I have an app that includes a 3 operator (& | !) boolean expression evaluator, with variables and constants. Generally the expressions aren't too long (perhaps 50 terms at the most, but usually a lot less). There can be very many expressions - I'm expecting the upper limit to be around a million. Currently I have a hand written parser with a very simple evaluator that simply recursively traverses the parse tree. One constraint is that this has to be callable from C++. I have no sharing between expressions. I'd like to investigate speeding this up.
I see two avenues of research.
- Add sharing and store the state indicating whether an expression node has been evaluated or not.
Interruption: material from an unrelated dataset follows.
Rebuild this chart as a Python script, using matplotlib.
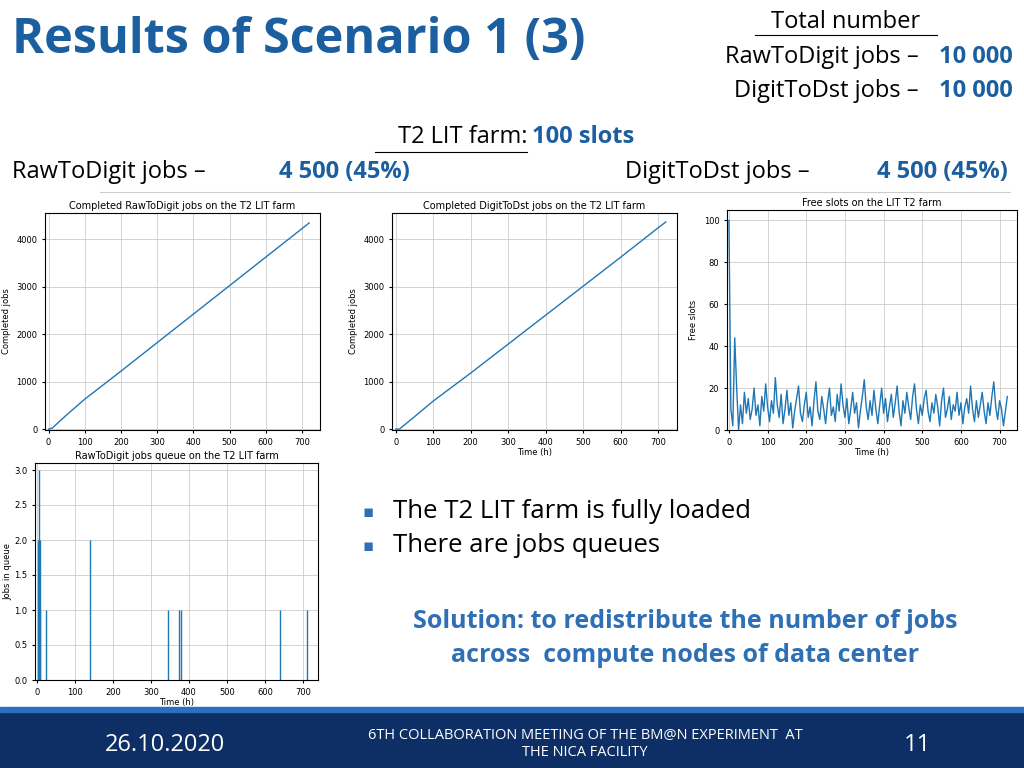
import matplotlib
matplotlib.use("Agg")
import matplotlib.pyplot as plt

# ---- data ----
time_pts = [0, 10, 50, 100, 200, 300, 400, 500, 600, 700, 720]
raw_done = [0, 20, 300, 630, 1220, 1820, 2420, 3020, 3620, 4220, 4340]
dst_done = [0, 0, 260, 590, 1180, 1790, 2400, 3010, 3620, 4240, 4360]

free_time = list(range(0, 725, 5))
free_slots = [100, 10, 2, 44, 20, 0, 12, 3, 18, 8, 15, 5, 10, 20, 7, 12, 2, 16, 9, 22,
              11, 4, 14, 8, 25, 12, 6, 17, 3, 10, 19, 7, 13, 1, 9, 15, 21, 8, 4, 12,
              18, 6, 11, 2, 14, 23, 9, 5, 16, 10, 3, 13, 20, 7, 11, 4, 17, 9, 22, 12,
              6, 15, 3, 10, 18, 8, 13, 1, 9, 16, 24, 11, 5, 14, 7, 19, 10, 3, 12, 20,
              8, 15, 4, 11, 17, 6, 13, 21, 9, 2, 14, 8, 18, 11, 5, 16, 22, 10, 3, 12,
              7, 15, 19, 9, 4, 13, 8, 17, 11, 2, 14, 20, 6, 10, 16, 5, 12, 9, 18, 7,
              13, 3, 11, 15, 8, 21, 10, 4, 14, 6, 12, 18, 9, 3, 13, 7, 16, 23, 11, 5,
              14, 10, 2, 9, 16]
queue_time = [5, 8, 25, 140, 345, 375, 380, 640, 712]
queue_len = [3, 1, 1, 2, 1, 1, 1, 1, 1]
queue_time2 = [3, 7]
queue_len2 = [2, 2]

BLUE = "#1f77b4"
TBLUE = "#1b5fa0"
SF = "Open Sans"
FS = 17

fig = plt.figure(figsize=(10.24, 7.68), dpi=100)
W, H = 1024, 768

def ax_at(l, t, r, b):
    return fig.add_axes([l / W, 1 - b / H, (r - l) / W, (b - t) / H])

def style(ax):
    ax.grid(True, color="#cccccc", lw=0.6)
    ax.tick_params(labelsize=6, length=2)
    ax.set_xticks(range(0, 701, 100))

ax1 = ax_at(45, 213, 320, 430)
ax1.plot(time_pts, raw_done, color=BLUE, lw=1)
ax1.set_xlim(-10, 750); ax1.set_ylim(-20, 4550)
ax1.set_ylabel("Completed jobs", fontsize=6)
ax1.set_title("Completed RawToDigit jobs on the T2 LIT farm", fontsize=7, pad=3)
style(ax1)

ax2 = ax_at(392, 213, 677, 430)
ax2.plot(time_pts, dst_done, color=BLUE, lw=1)
ax2.set_xlim(-10, 750); ax2.set_ylim(-20, 4550)
ax2.set_ylabel("Completed jobs", fontsize=6)
ax2.set_xlabel("Time (h)", fontsize=6, labelpad=1)
ax2.set_title("Completed DigitToDst jobs on the T2 LIT farm", fontsize=7, pad=3)
style(ax2)

ax3 = ax_at(727, 210, 1017, 430)
ax3.plot(free_time, free_slots, color=BLUE, lw=1)
ax3.set_xlim(-5, 745); ax3.set_ylim(0, 105)
ax3.set_ylabel("Free slots", fontsize=6)
ax3.set_xlabel("Time (h)", fontsize=6, labelpad=1)
ax3.set_title("Free slots on the LIT T2 farm", fontsize=7, pad=3)
style(ax3)

ax4 = ax_at(35, 463, 318, 680)
ax4.vlines(queue_time, 0, queue_len, color=BLUE, lw=1)
ax4.vlines(queue_time2, 0, queue_len2, color=BLUE, lw=1)
ax4.set_xlim(-5, 740); ax4.set_ylim(0, 3.1)
ax4.set_ylabel("Jobs in queue", fontsize=6, labelpad=1)
ax4.set_xlabel("Time (h)", fontsize=6, labelpad=1)
ax4.set_title("RawToDigit jobs queue on the T2 LIT farm", fontsize=7, pad=3)
style(ax4)

# ---- slide text ----
fig.text(12/W, 1-40/H, "Results of Scenario 1 (3)", fontsize=35, color=TBLUE,
         fontweight="bold", va="center", family=SF)
fig.text(846/W, 1-22/H, "Total number", fontsize=FS, ha="center", va="center", family=SF)
fig.add_artist(plt.Line2D([755/W, 937/W], [1-35/H, 1-35/H], color="black", lw=0.8))
for y, lab in [(57, "RawToDigit jobs – "), (91, "DigitToDst jobs – ")]:
    fig.text(925/W, 1-y/H, lab, fontsize=FS, ha="right", va="center", family=SF)
    fig.text(1013/W, 1-y/H, "10 000", fontsize=FS, ha="right", va="center",
             color=TBLUE, fontweight="bold", family=SF)
fig.text(527/W, 1-137/H, "T2 LIT farm:", fontsize=FS, ha="right", va="center", family=SF)
fig.add_artist(plt.Line2D([375/W, 527/W], [1-152/H, 1-152/H], color="black", lw=0.8))
fig.text(532/W, 1-137/H, "100 slots", fontsize=FS, ha="left", va="center",
         color=TBLUE, fontweight="bold", family=SF)
fig.text(12/W, 1-172/H, "RawToDigit jobs –", fontsize=FS, va="center", ha="left", family=SF)
fig.text(410/W, 1-172/H, "4 500 (45%)", fontsize=FS, va="center", ha="right", color=TBLUE,
         fontweight="bold", family=SF)
fig.text(625/W, 1-172/H, "DigitToDst jobs –", fontsize=FS, va="center", ha="left", family=SF)
fig.text(1008/W, 1-172/H, "4 500 (45%)", fontsize=FS, va="center", ha="right", color=TBLUE,
         fontweight="bold", family=SF)
fig.add_artist(plt.Line2D([100/W, 1010/W], [1-192/H, 1-192/H], color="#cccccc", lw=0.8))

fig.text(362/W, 1-512/H, "▪", fontsize=12, color="#2e6fb5", va="center")
fig.text(393/W, 1-512/H, "The T2 LIT farm is fully loaded", fontsize=18.5, va="center", family=SF)
fig.text(362/W, 1-546/H, "▪", fontsize=12, color="#2e6fb5", va="center")
fig.text(393/W, 1-546/H, "There are jobs queues", fontsize=18.5, va="center", family=SF)
fig.text(685/W, 1-621/H, "Solution: to redistribute the number of jobs", fontsize=18,
         ha="center", va="center", color="#2e6fb5", fontweight="bold", family=SF)
fig.text(685/W, 1-655/H, "across  compute nodes of data center", fontsize=18,
         ha="center", va="center", color="#2e6fb5", fontweight="bold", family=SF)

# footer
fig.patches.append(plt.Rectangle((0, 0), 1, 56/H, transform=fig.transFigure,
                                 color="#0d2f66", zorder=-1))
fig.patches.append(plt.Rectangle((0, 56/H), 1, 5/H, transform=fig.transFigure,
                                 color="#2a6fc0", zorder=-1))
fig.text(165/W, 1-745/H, "26.10.2020", fontsize=17, color="white", ha="center", va="center", family=SF)
fig.text(585/W, 1-744/H, "6TH COLLABORATION MEETING OF THE BM@N EXPERIMENT  AT\nTHE NICA FACILITY",
         fontsize=10.5, color="white", ha="center", va="center", linespacing=1.2, family=SF)
fig.text(917/W, 1-745/H, "11", fontsize=17, color="white", ha="center", va="center", family=SF)

fig.savefig("out.png", dpi=100)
- Extract Common Subexpressions.
Also I would expect that a code generation approach will be faster than an interpretive approach working on parse trees or similar structures. It would probably be fairly straightforward to generate some C++ code, but considering the length of the functions, I don't know if a compiler like GCC will be able to optimize the CSEs.
I've seen that there are a few libraries available for expression evaluation, but in my work environment adding 3rd party libraries is not simple plus they all seem very complicated compared to my needs.
Lastly I've been looking at Antlr4 a bit recently, so that might be appropriate for me. In the past I've worked on C code generation, but I have no experience of using something like LLVM for optimisation and code generation.
Any suggestions for which way to go?